Yaptığı işte kadın olmanın zaman zaman avantajı olduğunu söyleyen Louisa Gouliamaki, toplumsal olaylarda erkek meslektaşları ile aynı muameleyi gördüklerini belirterek şunları söyledi:

“Yunanistan’daki olaylar sırasında iki kadın foto muhabiri polisten dayak yedik. Bizi kadın diye ayırmadılar. Ancak, mültecilerin yaşamını çekerken ise kadın olmak daha avantajlı. Çünkü karşı taraf kendini daha güvende hissedebiliyor. Dolayısıyla kadın foto muhabiri olmanın olumlu tarafları da var. 99’daki Kosova savaşı sırasında ordaydım. Benim çatışma ortamlarındaki ilk işlerimden biriydi.

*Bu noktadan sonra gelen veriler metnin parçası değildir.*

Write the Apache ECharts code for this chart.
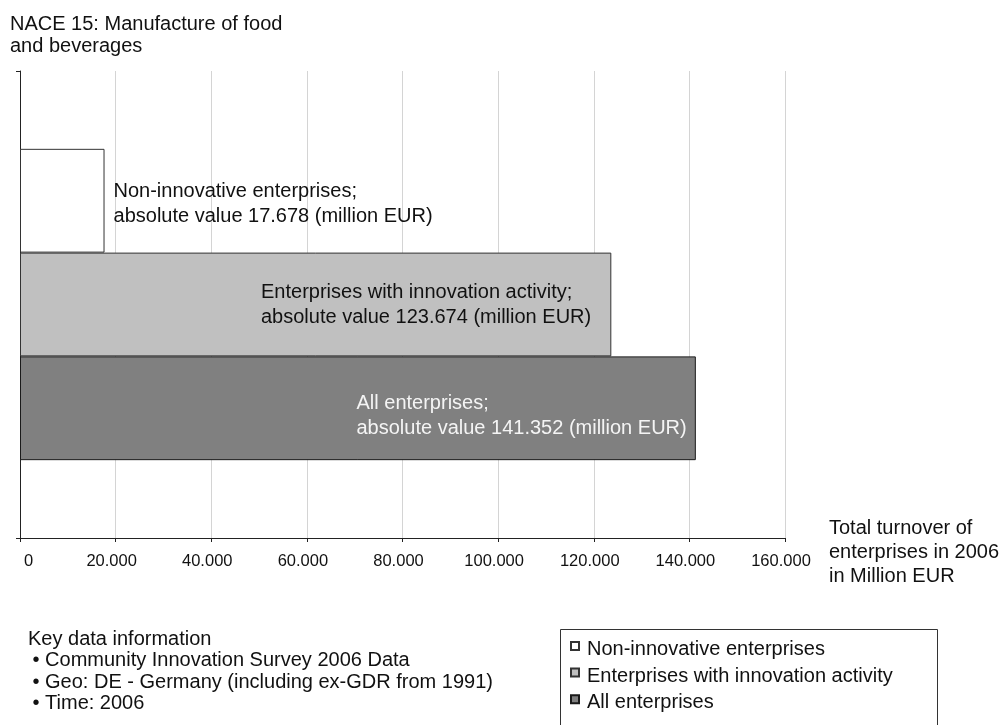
<!DOCTYPE html>
<html><head><meta charset="utf-8">
<script src="https://cdn.jsdelivr.net/npm/echarts@6/dist/echarts.min.js"></script>
<style>html,body{margin:0;padding:0;background:#fff}#c{width:999px;height:725px}</style>
</head><body><div id="c"></div>
<script>
// ---- data ----
const categories = ['NACE 15'];
const seriesNames = ['Non-innovative enterprises', 'Enterprises with innovation activity', 'All enterprises'];
const seriesValues = [17678, 123674, 141352];
const xMin = 0, xMax = 160000, xStep = 20000;
const titleLines = ['NACE 15: Manufacture of food', 'and beverages'];
const axisNameLines = ['Total turnover of', 'enterprises in 2006', 'in Million EUR'];
const keyInfoTitle = 'Key data information';
const keyInfoItems = ['Community Innovation Survey 2006 Data', 'Geo: DE - Germany (including ex-GDR from 1991)', 'Time: 2006'];

// ---- styles ----
const FONT = "'Liberation Sans', Arial, sans-serif";
const fills = ['#ffffff', '#c0c0c0', '#808080'];
const borders = ['#333333', '#333333', '#1a1a1a'];
const labelColors = ['#111111', '#111111', '#f4f4f4'];
const labelPos = ['right', 'insideLeft', 'insideLeft'];
const labelDist = [9, 241, 336.5];
const labelOffset = [[0, 3], [0, 0], [0, 8]];

function fmt(v) {
  return String(Math.round(v)).replace(/\B(?=(\d{3})+(?!\d))/g, '.');
}

const chart = echarts.init(document.getElementById('c'), null, {renderer: 'canvas'});

const series = seriesNames.map((name, i) => ({
  name: name,
  type: 'bar',
  data: [seriesValues[i]],
  barGap: '0%',
  barCategoryGap: '33.333%',
  itemStyle: {color: fills[i], borderColor: borders[i], borderWidth: 1},
  label: {
    show: true,
    position: labelPos[i],
    distance: labelDist[i],
    offset: labelOffset[i],
    align: 'left',
    color: labelColors[i],
    fontFamily: FONT,
    fontSize: 20,
    lineHeight: 25,
    formatter: p => p.seriesName + ';\nabsolute value ' + fmt(p.value) + ' (million EUR)'
  },
  emphasis: {disabled: true},
  animation: false
}));

// square icon sitting at the top of its box (text is vertically centred lower)
const legendIcon = 'path://M0,0H8V8H0Z M0,15.4h0.001';

chart.setOption({
  animation: false,
  backgroundColor: '#ffffff',
  textStyle: {fontFamily: FONT},
  title: {
    text: titleLines.join('\n'),
    left: 10, top: 13, padding: 0,
    textStyle: {fontFamily: FONT, fontSize: 20, lineHeight: 22, fontWeight: 'normal', color: '#111'}
  },
  legend: {
    data: seriesNames,
    orient: 'vertical',
    left: 570, top: 639.7, padding: 0,
    itemWidth: 8, itemHeight: 15.4, itemGap: 6.6,
    icon: legendIcon,
    selectedMode: false,
    textStyle: {fontFamily: FONT, fontSize: 20, lineHeight: 20, color: '#111', padding: [0, 0, 0, 3]}
  },
  grid: {left: 20, right: 214, top: 71, bottom: 187, containLabel: false},
  xAxis: {
    type: 'value',
    min: xMin, max: xMax, interval: xStep,
    axisLine: {show: true, lineStyle: {color: '#222', width: 1}},
    axisTick: {show: true, length: 4, lineStyle: {color: '#222'}},
    splitLine: {show: true, lineStyle: {color: '#d4d4d4', width: 1}},
    axisLabel: {
      fontFamily: FONT, fontSize: 16.5, color: '#111', margin: 15,
      padding: [0, 8, 0, 0],
      alignMinLabel: 'left',
      formatter: v => v === 0 ? '{z|0}' : fmt(v),
      rich: {z: {fontFamily: FONT, fontSize: 16.5, color: '#111', padding: [0, 0, 0, 4]}}
    }
  },
  yAxis: {
    type: 'category',
    data: categories,
    axisLine: {show: true, lineStyle: {color: '#222', width: 1}},
    axisTick: {show: true, length: 4, lineStyle: {color: '#222'}},
    axisLabel: {show: false},
    splitLine: {show: false}
  },
  graphic: [
    {
      type: 'text', x: 829, y: 516,
      style: {text: axisNameLines.join('\n'), font: '20px ' + FONT, fill: '#111', lineHeight: 24, verticalAlign: 'top', align: 'left'}
    },
    {
      type: 'text', x: 28, y: 629,
      style: {text: keyInfoTitle, font: '20px ' + FONT, fill: '#111', lineHeight: 21.3, verticalAlign: 'top', align: 'left'}
    },
    {
      type: 'text', x: 32.5, y: 650.3,
      style: {text: keyInfoItems.map(s => '\u2022 ' + s).join('\n'), font: '20px ' + FONT, fill: '#111', lineHeight: 21.3, verticalAlign: 'top', align: 'left'}
    },
    {
      type: 'rect', z: -1,
      shape: {x: 560.5, y: 629.5, width: 377, height: 120},
      style: {fill: 'none', stroke: '#333', lineWidth: 1}
    }
  ],
  series: series
});
</script>
</body></html>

Orada da Kosovalı milliyetçe bir erkeğin fotoğrafını çekerken, bana tepki gösterecekken, kadın olduğumu görünce hiçbir şey yapmadı. Son yıllarda Kadın foto muhabirlerinin sayısı da arttı. Kadınlara verilen işlerle erkeklere verilen işler arasında sıkıntı yaşayabiliyoruz. Benim bir çocuğum var. Küçükken, sıkıntılar yaşıyordum. Çatışma bölgesinde bir görev olduğu zaman çocuğumdan dolayı bana verilmiyordu. Erkek meslektaşlarım tercih ediliyordu. Bu tip ayrımlara çok uğradım.”

SOSYAL MEDYADA FOTOĞRAFLAR ÇARPTIRILIYOR

Çektiği fotoğrafların sosyal medyada, amacının dışında kullanılabildiğinin altını çizen Louisa Gouliamaki , “Bizim yapmakla yükümlü olduğumuz şu. Biz fotoğrafı merkeze gönderdiğimizde bir bilgi yazarız, ajansımız bu bilgiyle fotoğrafı dağıtır. Ama bu fotoğraf sosyal medyada çok değişik yer alabiliyor. Almanya’da çekilen bir eylem fotoğrafını bir Neonazi grubu değiştirerek, kendilerinin yararına olacak şekilde verdiler. Sosyal medyada çok sık rastladığımız bir durum. Son yıllarda şöyle bir şey oldu. AFP, Reuters, AP, Getty gibi ajanslar kendi bünyelerinde kontrol birimleri kurdular. Bu tip fotoğrafların abonelerde ve sosyal medyada nasıl kullanıldığını takip ediyorlar. Son dönemde çok fazla çarpıtma bulunuyor. Ajanslar bunları kendi sosyal medyalarından gerçekleri ile birlikte yayınlayarak ifşa ediyorlar” dedi.

LOUSİA GOULİAMAKİ Polonya’nın Gdynia kentinde Polonyalı anne ve Yunan baba olarak doğan Louisa, Atina Teknoloji Enstitüsü’nde Güzel Sanatlar ve Tasarım Fakültesi’nde fotoğrafçılık eğitimi aldı. 1992’den beri fotoğrafçı olarak çalışıyor.